No “Instant Push” In Shipping Demand From Phase One Trade Deal
The Baltic Dry Index, which tracks rates for capesize, panamax and supramax vessels that ferry dry bulk commodities across the world, has plummeted in the last several months as tariff-frontrunning ends.
The synchronized global downturn is expected to persist in 2020 as the so-called “front-loading” effect ahead of tariff deadlines has ended.
The Phase one agreement between the U.S. and China was signed on Wednesday, but that doesn’t guarantee the shipping industry, including container, dry bulk, LNG, mixed fleet, and tanker demand will increase in the near term, reported Splash 247.
The full text of the 94-page US-China trade agreement specifies China will increase purchases of U.S. products and services by least $200 billion over the next 24 months.
The $200 billion includes $77.7 billion of manufactured goods, $32 billion of agriculture goods, and $52.4 billion of energy products, including LNG, crude, petroleum products, and coal.
Peter Sand, the chief shipping analyst at BIMCO, said: “don’t expect an instant push to the demand from this, but a lift for coming years if the volumes will get traded and shipped.”
“The phase 1 deal clearly holds a potential upside for the global shipping industry in all sectors. As more crude oil and agriculture products will get seaborne. Let’s hope for this deal to succeed. But recovering from two years of trade war is not easy,” Sand said.
Ralph Leszczynski, head of research at shipbroking house Banchero Costa, said details of the Phase one agreement are vague, and the implementation of the deal could take some time.
“There is apparently this headline figure of $200bn of extra imports from the U.S. If actually realized, it would mean essentially doubling imports from the 2017 figure. There is no guarantee that this will actually happen, but if yes, than it would translate into more agricultural and energy imports from the U.S., It would, however, be at the expense of replacing other exporters such as Brazil for soybeans, Saudi Arabia for crude oil, Qatar for LNG, more than increasing overall trade volumes,” Leszczynski said.

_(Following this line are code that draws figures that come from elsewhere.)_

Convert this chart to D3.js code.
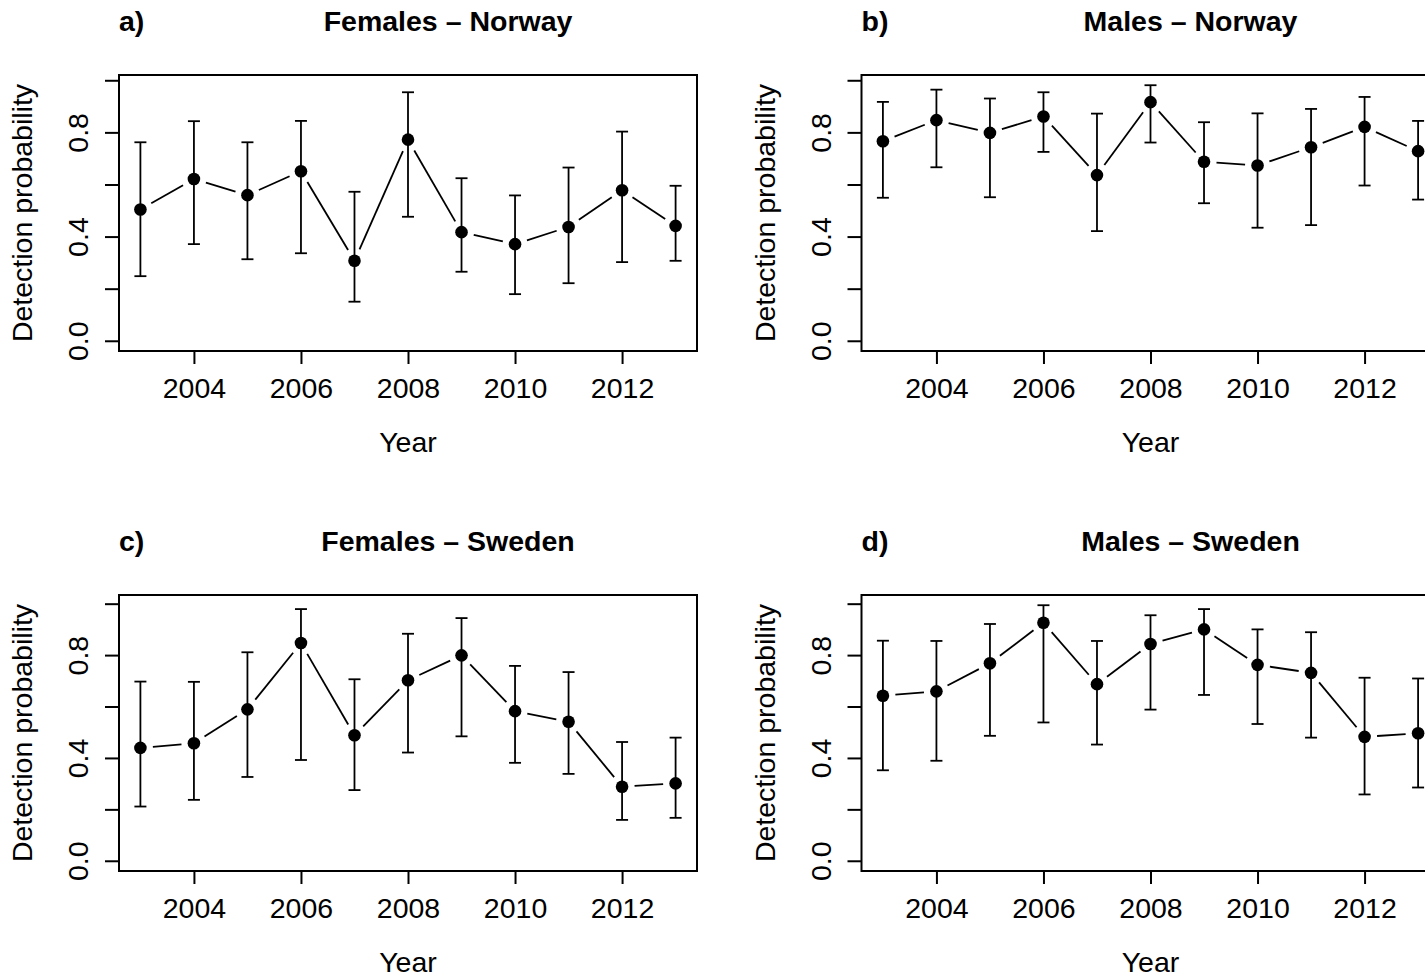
<!DOCTYPE html>
<html>
<head>
<meta charset="utf-8">
<script src="https://cdn.jsdelivr.net/npm/d3@7"></script>
<style>
    body { margin: 0; background: #fff; }
    svg { display: block; }
    text { font-family: "Liberation Sans", Arial, Helvetica, sans-serif; fill: #000; }
</style>
</head>
<body>
<div id="chart"></div>
<script>
const years = [2003, 2004, 2005, 2006, 2007, 2008, 2009, 2010, 2011, 2012, 2013];

// estimates + 95% intervals
const femNorwayEst = [0.504, 0.621, 0.559, 0.651, 0.307, 0.772, 0.417, 0.371, 0.437, 0.578, 0.441];
const femNorwayLo = [0.248, 0.371, 0.313, 0.336, 0.150, 0.476, 0.265, 0.179, 0.221, 0.302, 0.307];
const femNorwayHi = [0.762, 0.843, 0.762, 0.844, 0.572, 0.954, 0.624, 0.558, 0.665, 0.803, 0.595];

const maleNorwayEst = [0.766, 0.847, 0.798, 0.861, 0.636, 0.916, 0.687, 0.673, 0.743, 0.821, 0.728];
const maleNorwayLo = [0.549, 0.666, 0.551, 0.725, 0.421, 0.761, 0.528, 0.434, 0.444, 0.596, 0.542];
const maleNorwayHi = [0.917, 0.964, 0.930, 0.954, 0.872, 0.981, 0.839, 0.873, 0.890, 0.936, 0.844];

const femSwedenEst = [0.439, 0.457, 0.589, 0.847, 0.488, 0.702, 0.799, 0.582, 0.541, 0.288, 0.301];
const femSwedenLo = [0.211, 0.237, 0.326, 0.392, 0.275, 0.421, 0.484, 0.381, 0.338, 0.159, 0.167];
const femSwedenHi = [0.697, 0.696, 0.811, 0.979, 0.706, 0.883, 0.944, 0.758, 0.734, 0.462, 0.479];

const maleSwedenEst = [0.642, 0.659, 0.768, 0.926, 0.687, 0.843, 0.900, 0.762, 0.731, 0.482, 0.496];
const maleSwedenLo = [0.352, 0.389, 0.486, 0.538, 0.452, 0.588, 0.645, 0.532, 0.479, 0.258, 0.285];
const maleSwedenHi = [0.856, 0.855, 0.921, 0.994, 0.855, 0.955, 0.979, 0.900, 0.889, 0.712, 0.709];

const xTicks = [2004, 2006, 2008, 2010, 2012];
const yTicks = [0, 0.2, 0.4, 0.6, 0.8, 1.0];
const yLabelled = [0, 0.4, 0.8];

const panels = [
    { tag: "a)", title: "Females \u2013 Norway", est: femNorwayEst, lo: femNorwayLo, hi: femNorwayHi, col: 0, row: 0, country: "N" },
    { tag: "b)", title: "Males \u2013 Norway", est: maleNorwayEst, lo: maleNorwayLo, hi: maleNorwayHi, col: 1, row: 0, country: "N" },
    { tag: "c)", title: "Females \u2013 Sweden", est: femSwedenEst, lo: femSwedenLo, hi: femSwedenHi, col: 0, row: 1, country: "S" },
    { tag: "d)", title: "Males \u2013 Sweden", est: maleSwedenEst, lo: maleSwedenLo, hi: maleSwedenHi, col: 1, row: 1, country: "S" }
];

const width = 1425,
    height = 979,
    colW = 742.5,
    rowH = 520,
    box = { left: 119, right: 697, top: 75, bottom: 351 },
    fs = 28.5;

const svg = d3.select("#chart").append("svg")
    .attr("width", width)
    .attr("height", height);

// R style ylim: shared per country, 0 .. max upper bound
const countryMax = {};
for (let p of panels) {
    countryMax[p.country] = Math.max(countryMax[p.country] || 0, d3.max(p.hi));
}

const xExt = d3.extent(years);
const xPad = (xExt[1] - xExt[0]) * 0.04;

panels.forEach((p) => {
    const g = svg.append("g")
        .attr("transform", `translate(${p.col * colW},${p.row * rowH})`);

    const ymax = countryMax[p.country];
    const x = d3.scaleLinear()
        .domain([xExt[0] - xPad, xExt[1] + xPad])
        .range([box.left, box.right]);
    const y = d3.scaleLinear()
        .domain([-0.04 * ymax, 1.04 * ymax])
        .range([box.bottom, box.top]);

    // box
    g.append("rect")
        .attr("x", box.left).attr("y", box.top)
        .attr("width", box.right - box.left)
        .attr("height", box.bottom - box.top)
        .attr("fill", "none").attr("stroke", "#000").attr("stroke-width", 2);

    // x axis
    const xa = g.append("g")
        .attr("transform", `translate(0,${box.bottom})`)
        .call(d3.axisBottom(x).tickValues(xTicks).tickFormat(d3.format("d")).tickSize(13));
    xa.select(".domain").remove();
    xa.selectAll("line").attr("stroke", "#000").attr("stroke-width", 2);
    xa.selectAll("text")
        .attr("y", 47).attr("dy", 0)
        .attr("font-size", fs)
        .style("font-family", "'Liberation Sans', Arial, sans-serif");

    // y axis
    const ya = g.append("g")
        .attr("transform", `translate(${box.left},0)`)
        .call(d3.axisLeft(y).tickValues(yTicks.filter((v) => v <= y.domain()[1]))
            .tickFormat((d) => yLabelled.some((v) => Math.abs(v - d) < 1e-9) ? d3.format(".1f")(d) : "")
            .tickSize(14));
    ya.select(".domain").remove();
    ya.selectAll("line").attr("stroke", "#000").attr("stroke-width", 2);
    ya.selectAll("text")
        .attr("x", 0).attr("dy", 0)
        .attr("text-anchor", "middle")
        .attr("transform", "translate(-31,0) rotate(-90)")
        .attr("font-size", fs)
        .style("font-family", "'Liberation Sans', Arial, sans-serif");

    // axis titles
    g.append("text")
        .attr("x", (box.left + box.right) / 2)
        .attr("y", 452)
        .attr("text-anchor", "middle")
        .attr("font-size", fs)
        .text("Year");
    g.append("text")
        .attr("transform", `translate(32,${(box.top + box.bottom) / 2}) rotate(-90)`)
        .attr("text-anchor", "middle")
        .attr("font-size", fs)
        .text("Detection probability");

    // panel letter + title
    g.append("text")
        .attr("x", box.left).attr("y", 31)
        .attr("font-size", fs).attr("font-weight", "bold")
        .text(p.tag);
    g.append("text")
        .attr("x", box.left + 329).attr("y", 31)
        .attr("text-anchor", "middle")
        .attr("font-size", fs).attr("font-weight", "bold")
        .text(p.title);

    const pts = years.map((yr, i) => ({ yr: yr, est: p.est[i], lo: p.lo[i], hi: p.hi[i] }));

    // error bars
    const eb = g.append("g").attr("stroke", "#000").attr("stroke-width", 1.8);
    eb.selectAll("line.v").data(pts).join("line")
        .attr("class", "v")
        .attr("x1", (d) => x(d.yr)).attr("x2", (d) => x(d.yr))
        .attr("y1", (d) => y(d.lo)).attr("y2", (d) => y(d.hi));
    eb.selectAll("line.capHi").data(pts).join("line")
        .attr("class", "capHi")
        .attr("x1", (d) => x(d.yr) - 6).attr("x2", (d) => x(d.yr) + 6)
        .attr("y1", (d) => y(d.hi)).attr("y2", (d) => y(d.hi));
    eb.selectAll("line.capLo").data(pts).join("line")
        .attr("class", "capLo")
        .attr("x1", (d) => x(d.yr) - 6).attr("x2", (d) => x(d.yr) + 6)
        .attr("y1", (d) => y(d.lo)).attr("y2", (d) => y(d.lo));

    // type = "b" connecting segments, with a gap around each point
    const gap = 12.5;
    const segs = d3.pairs(pts).map(([a, b]) => {
        const x0 = x(a.yr), y0 = y(a.est), x1 = x(b.yr), y1 = y(b.est);
        const len = Math.hypot(x1 - x0, y1 - y0);
        const ux = (x1 - x0) / len, uy = (y1 - y0) / len;
        return { x0: x0 + ux * gap, y0: y0 + uy * gap, x1: x1 - ux * gap, y1: y1 - uy * gap, ok: len > 2 * gap };
    }).filter((s) => s.ok);
    g.append("g").attr("stroke", "#000").attr("stroke-width", 1.8)
        .selectAll("line").data(segs).join("line")
        .attr("x1", (d) => d.x0).attr("y1", (d) => d.y0)
        .attr("x2", (d) => d.x1).attr("y2", (d) => d.y1);

    // points
    g.append("g").selectAll("circle").data(pts).join("circle")
        .attr("cx", (d) => x(d.yr))
        .attr("cy", (d) => y(d.est))
        .attr("r", 6.3)
        .attr("fill", "#000");
});
</script>
</body>
</html>
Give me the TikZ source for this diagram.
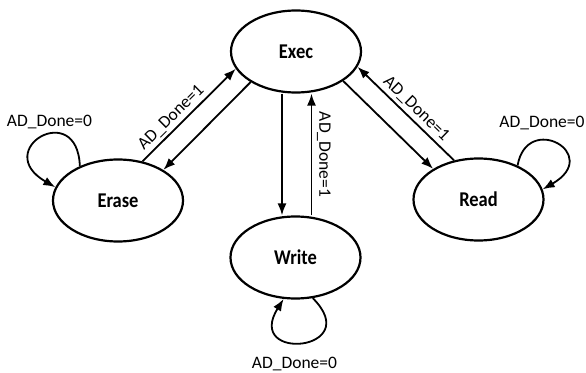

“China will, however, need to be very careful in not allowing this to disrupt its other trade and political relationships with other countries, so I expect things to move slowly,” Leszczynski added.
And what this all means is that the instant economic growth projected by the Trump administration might not show up in early 2020 that could lead to repricing event for risk assets, namely stocks.